Label Things:  Leaving a detailed list will not be enough if your helper doesn't know the difference between a bean plant and a beet.  If your helper is not a gardener themselves, don't be surprised if they are not experts at plant identification.  Remember, there are people left in the world who do not know that potatoes grow underground or that asparagus turns into a fern.  I rarely take the time to label my garden anymore so all my nifty markers end up sitting in the shed.

Photo Source:  Gardener's Edge 
With a little planning and experience, you can prep your garden for some away.  Each time it happens you will figure out more clever tricks so your plants and your garden-sitter will be none the worse for the experience.  Be sure to send them home with a little something from the garden.

Wednesday, June 1, 2016

My Strawberry Problem

Last spring I ordered two dozen Honeoye Strawberry plants.  I had pulled out the old ever bearing odds and ends.  I'd decided I'd rather have a mass of strawberries in June.  Or did I say a Mess of Strawberries?   The first year you should pinch off the blooms and runners so the plant can put more energy into establishing roots.  I did not.  I enjoyed the light crop of new berries.

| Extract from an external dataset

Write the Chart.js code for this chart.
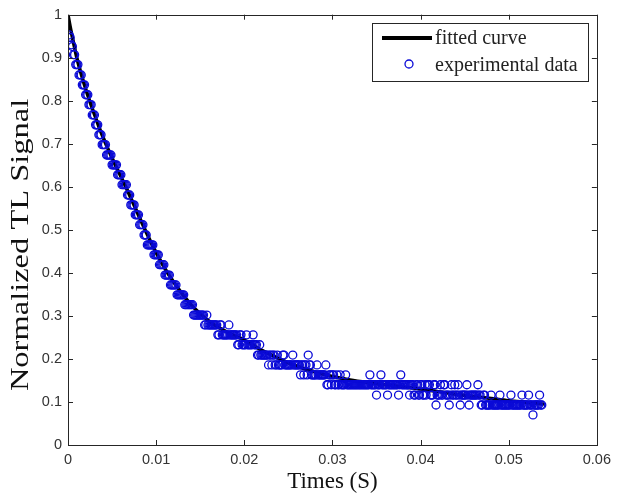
<!DOCTYPE html>
<html><head><meta charset="utf-8">
<script src="https://cdn.jsdelivr.net/npm/chart.js@4.4.1/dist/chart.umd.min.js"></script>
<style>html,body{margin:0;padding:0;background:#fff;}#wrap{width:617px;height:497px;}</style>
</head><body><div id="wrap"><canvas id="c" width="617" height="497"></canvas></div>
<script>
// sample times in milliseconds
const timesMs = [
0.125,0.25,0.375,0.5,0.625,0.75,0.875,1,
1.125,1.25,1.375,1.5,1.625,1.75,1.875,2,
2.125,2.25,2.375,2.5,2.625,2.75,2.875,3,
3.125,3.25,3.375,3.5,3.625,3.75,3.875,4,
4.125,4.25,4.375,4.5,4.625,4.75,4.875,5,
5.125,5.25,5.375,5.5,5.625,5.75,5.875,6,
6.125,6.25,6.375,6.5,6.625,6.75,6.875,7,
7.125,7.25,7.375,7.5,7.625,7.75,7.875,8,
8.125,8.25,8.375,8.5,8.625,8.75,8.875,9,
9.125,9.25,9.375,9.5,9.625,9.75,9.875,10,
10.125,10.25,10.375,10.5,10.625,10.75,10.875,11,
11.125,11.25,11.375,11.5,11.625,11.75,11.875,12,
12.125,12.25,12.375,12.5,12.625,12.75,12.875,13,
13.125,13.25,13.375,13.5,13.625,13.75,13.875,14,
14.125,14.25,14.375,14.5,14.625,14.75,14.875,15,
15.125,15.25,15.375,15.5,15.625,15.75,15.875,16,
16.125,16.25,16.375,16.5,16.625,16.75,16.875,17,
17.125,17.25,17.375,17.5,17.625,17.75,17.875,18,
18.125,18.25,18.375,18.5,18.625,18.75,18.875,19,
19.125,19.25,19.375,19.5,19.625,19.75,19.875,20,
20.125,20.25,20.375,20.5,20.625,20.75,20.875,21,
21.125,21.25,21.375,21.5,21.625,21.75,21.875,22,
22.125,22.25,22.375,22.5,22.625,22.75,22.875,23,
23.125,23.25,23.375,23.5,23.625,23.75,23.875,24,
24.125,24.25,24.375,24.5,24.625,24.75,24.875,25,
25.125,25.25,25.375,25.5,25.625,25.75,25.875,26,
26.125,26.25,26.375,26.5,26.625,26.75,26.875,27,
27.125,27.25,27.375,27.5,27.625,27.75,27.875,28,
28.125,28.25,28.375,28.5,28.625,28.75,28.875,29,
29.125,29.25,29.375,29.5,29.625,29.75,29.875,30,
30.125,30.25,30.375,30.5,30.625,30.75,30.875,31,
31.125,31.25,31.375,31.5,31.625,31.75,31.875,32,
32.125,32.25,32.375,32.5,32.625,32.75,32.875,33,
33.125,33.25,33.375,33.5,33.625,33.75,33.875,34,
34.125,34.25,34.375,34.5,34.625,34.75,34.875,35,
35.125,35.25,35.375,35.5,35.625,35.75,35.875,36,
36.125,36.25,36.375,36.5,36.625,36.75,36.875,37,
37.125,37.25,37.375,37.5,37.625,37.75,37.875,38,
38.125,38.25,38.375,38.5,38.625,38.75,38.875,39,
39.125,39.25,39.375,39.5,39.625,39.75,39.875,40,
40.125,40.25,40.375,40.5,40.625,40.75,40.875,41,
41.125,41.25,41.375,41.5,41.625,41.75,41.875,42,
42.125,42.25,42.375,42.5,42.625,42.75,42.875,43,
43.125,43.25,43.375,43.5,43.625,43.75,43.875,44,
44.125,44.25,44.375,44.5,44.625,44.75,44.875,45,
45.125,45.25,45.375,45.5,45.625,45.75,45.875,46,
46.125,46.25,46.375,46.5,46.625,46.75,46.875,47,
47.125,47.25,47.375,47.5,47.625,47.75,47.875,48,
48.125,48.25,48.375,48.5,48.625,48.75,48.875,49,
49.125,49.25,49.375,49.5,49.625,49.75,49.875,50,
50.125,50.25,50.375,50.5,50.625,50.75,50.875,51,
51.125,51.25,51.375,51.5,51.625,51.75,51.875,52,
52.125,52.25,52.375,52.5,52.625,52.75,52.875,53,
53.125,53.25,53.375,53.5,53.625,53.75];

const experimentalData = [
.953,.947,.930,.926,.907,.907,.884,.884,
.884,.860,.860,.860,.837,.837,.837,.814,
.814,.814,.791,.791,.791,.767,.767,.767,
.744,.744,.744,.721,.721,.721,.698,.698,
.698,.698,.674,.674,.674,.674,.674,.651,
.651,.651,.651,.651,.628,.628,.628,.628,
.605,.605,.605,.605,.605,.581,.581,.581,
.558,.558,.558,.558,.535,.535,.535,.535,
.512,.512,.512,.512,.488,.488,.488,.465,
.465,.465,.465,.465,.465,.442,.442,.442,
.442,.442,.419,.419,.419,.419,.419,.395,
.395,.395,.395,.395,.372,.372,.372,.372,
.372,.372,.349,.349,.349,.349,.349,.349,
.349,.326,.326,.326,.326,.326,.326,.326,
.326,.302,.302,.302,.302,.302,.302,.302,
.302,.302,.302,.279,.279,.302,.279,.279,
.279,.279,.279,.279,.279,.279,.279,.256,
.256,.279,.279,.256,.256,.256,.256,.256,
.256,.279,.256,.256,.256,.256,.256,.256,
.256,.233,.233,.256,.256,.233,.233,.233,
.233,.256,.233,.233,.233,.233,.233,.256,
.233,.233,.233,.209,.209,.233,.209,.209,
.209,.209,.209,.209,.209,.186,.209,.209,
.186,.209,.209,.186,.186,.209,.186,.186,
.186,.186,.209,.209,.186,.186,.186,.186,
.186,.186,.186,.209,.186,.186,.186,.186,
.186,.186,.163,.186,.186,.163,.186,.186,
.163,.209,.186,.186,.163,.163,.163,.163,
.163,.186,.163,.163,.163,.163,.163,.163,
.163,.186,.140,.140,.163,.163,.140,.163,
.163,.140,.140,.163,.140,.140,.163,.140,
.140,.140,.140,.163,.140,.140,.140,.140,
.140,.140,.140,.140,.140,.140,.140,.140,
.140,.140,.140,.140,.140,.140,.140,.140,
.140,.163,.140,.140,.140,.140,.140,.116,
.140,.140,.140,.163,.140,.140,.140,.140,
.140,.116,.140,.140,.140,.140,.140,.140,
.140,.140,.140,.116,.140,.163,.140,.140,
.140,.140,.140,.140,.140,.116,.140,.140,
.140,.116,.116,.140,.140,.116,.116,.140,
.140,.116,.116,.140,.116,.140,.140,.140,
.116,.116,.116,.140,.140,.093,.116,.116,
.116,.140,.116,.116,.140,.140,.116,.116,
.116,.093,.116,.140,.116,.116,.140,.116,
.116,.140,.116,.093,.116,.116,.116,.116,
.116,.140,.116,.093,.116,.116,.116,.116,
.116,.116,.116,.140,.116,.116,.093,.093,
.116,.116,.093,.093,.093,.093,.093,.116,
.093,.093,.093,.093,.093,.093,.093,.116,
.093,.093,.093,.093,.093,.093,.093,.093,
.093,.116,.093,.093,.093,.093,.093,.093,
.093,.093,.093,.116,.093,.093,.093,.093,
.093,.116,.093,.093,.093,.070,.093,.093,
.093,.093,.093,.116,.093,.093];

const fitTimesMs = [0,0.25,0.5,0.75,1,1.5,2,2.5,3,3.5,4,4.5,5,5.5,6,6.5,7,7.5,8,8.5,9,9.5,10,11,12,13,14,15,16,17,18,19,20,21,22,23,24,25,26,27,28,29,30,32,34,36,38,40,42,44,46,48,50,52,54];
const fittedCurve = [1.0,0.972,0.947,0.923,0.9,0.862,0.828,0.797,0.768,0.74,0.714,0.69,0.667,0.645,0.624,0.602,0.58,0.557,0.534,0.511,0.489,0.467,0.447,0.41,0.378,0.35,0.325,0.305,0.288,0.274,0.263,0.253,0.244,0.232,0.22,0.21,0.2,0.191,0.183,0.176,0.17,0.164,0.159,0.151,0.145,0.14,0.135,0.13,0.124,0.118,0.113,0.108,0.103,0.099,0.095];

const xTickLabels = ['0','0.01','0.02','0.03','0.04','0.05','0.06'];
const yTickLabels = ['0','0.1','0.2','0.3','0.4','0.5','0.6','0.7','0.8','0.9','1'];
const seriesNames = ['fitted curve','experimental data'];
const xTitle = 'Times (S)';
const yTitle = 'Normalized TL Signal';

const BLUE = 'rgb(10,10,215)';
const AXIS = '#262626';
const SERIF = '"Liberation Serif", "Times New Roman", serif';

const framePlugin = {
  id: 'frame',
  afterDatasetsDraw(chart) {
    const {ctx, chartArea: a, scales: {x, y}} = chart;
    ctx.save();
    ctx.strokeStyle = AXIS; ctx.lineWidth = 1;
    ctx.beginPath();
    x.ticks.forEach(t => { const p = Math.round(x.getPixelForValue(t.value)) + 0.5;
      ctx.moveTo(p, a.bottom); ctx.lineTo(p, a.bottom - 5);
      ctx.moveTo(p, a.top); ctx.lineTo(p, a.top + 5); });
    y.ticks.forEach(t => { const p = Math.round(y.getPixelForValue(t.value)) + 0.5;
      ctx.moveTo(a.left, p); ctx.lineTo(a.left + 5, p);
      ctx.moveTo(a.right, p); ctx.lineTo(a.right - 5, p); });
    ctx.stroke();
    ctx.strokeRect(Math.round(a.left) + 0.5, Math.round(a.top) + 0.5, Math.round(a.right - a.left), Math.round(a.bottom - a.top));
    ctx.restore();
  }
};

const yTitlePlugin = {
  id: 'yTitle',
  afterDraw(chart) {
    const {ctx, chartArea: a} = chart;
    ctx.save();
    ctx.translate(21, a.top + (a.bottom - a.top) * 0.535);
    ctx.rotate(-Math.PI / 2);
    ctx.scale(1.3, 1);
    ctx.font = '25px ' + SERIF;
    ctx.fillStyle = '#111'; ctx.textAlign = 'center'; ctx.textBaseline = 'middle';
    ctx.fillText(yTitle, 0, 0);
    ctx.restore();
  }
};

const legendPlugin = {
  id: 'boxLegend',
  afterDraw(chart) {
    const {ctx, chartArea: a} = chart;
    ctx.save();
    ctx.font = '20px ' + SERIF;
    const tw = Math.max(...seriesNames.map(s => ctx.measureText(s).width));
    const textOff = 63;
    const w = Math.round(textOff + tw + 10), h = 58;
    const left = Math.round(a.right - 9 - w), top = Math.round(a.top + 8);
    ctx.fillStyle = '#fff';
    ctx.fillRect(left, top, w, h);
    ctx.strokeStyle = AXIS; ctx.lineWidth = 1;
    ctx.strokeRect(left + 0.5, top + 0.5, w, h);
    ctx.strokeStyle = '#000'; ctx.lineWidth = 4;
    ctx.beginPath(); ctx.moveTo(left + 10, top + 15); ctx.lineTo(left + 60, top + 15); ctx.stroke();
    ctx.strokeStyle = BLUE; ctx.lineWidth = 1.3;
    ctx.beginPath(); ctx.arc(left + 37, top + 41, 4, 0, Math.PI * 2); ctx.stroke();
    ctx.fillStyle = '#222'; ctx.textBaseline = 'middle'; ctx.textAlign = 'left';
    ctx.fillText(seriesNames[0], left + textOff, top + 16);
    ctx.fillText(seriesNames[1], left + textOff, top + 43);
    ctx.restore();
  }
};

const tickFont = {family: '"Liberation Sans", Arial, sans-serif', size: 14.5};

new Chart(document.getElementById('c'), {
  type: 'scatter',
  data: {
    datasets: [
      {
        label: seriesNames[0],
        data: fitTimesMs.map((t, i) => ({x: t / 1000, y: fittedCurve[i]})),
        showLine: true, borderColor: '#000', borderWidth: 3.5,
        pointRadius: 0, cubicInterpolationMode: 'monotone', order: 2
      },
      {
        label: seriesNames[1],
        data: timesMs.map((t, i) => ({x: t / 1000, y: experimentalData[i]})),
        showLine: false, pointRadius: 4, pointBorderWidth: 1.3,
        pointBorderColor: BLUE, pointBackgroundColor: 'rgba(0,0,0,0)', order: 1
      }
    ]
  },
  options: {
    responsive: false, animation: false, devicePixelRatio: 1,
    layout: {padding: {top: 14, right: 16, bottom: 0, left: 0}},
    plugins: {legend: {display: false}, tooltip: {enabled: false}},
    scales: {
      x: {
        type: 'linear', min: 0, max: 0.06,
        grid: {display: false, drawTicks: false}, border: {display: false},
        ticks: {stepSize: 0.01, autoSkip: false, padding: 6, color: '#333', font: tickFont,
          callback: v => xTickLabels[Math.round(v / 0.01)]},
        title: {display: true, text: xTitle, color: '#111',
          font: {family: SERIF, size: 23, lineHeight: 1.2},
          padding: {top: 0, bottom: 1}},
        afterFit: s => { s.height = 52; }
      },
      y: {
        type: 'linear', min: 0, max: 1,
        grid: {display: false, drawTicks: false}, border: {display: false},
        ticks: {stepSize: 0.1, autoSkip: false, padding: 6, color: '#333', font: tickFont,
          callback: v => yTickLabels[Math.round(v / 0.1)]},
        title: {display: false, text: yTitle},
        afterFit: s => { s.width = 68; }
      }
    }
  },
  plugins: [framePlugin, legendPlugin, yTitlePlugin]
});
</script></body></html>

The strawberry patch last August after Renovation
Last August, I "renovated" the bed which involves trimming back the foliage and runners and organizing what is left into neat rows.  I suppose at this point I should add that before I planted my new plants, I amended the bed with compost and blood meal.  

And now look.

The strawberry patch is literally bursting at the seams.
The plants are loaded with berries and they simply cannot contain themselves.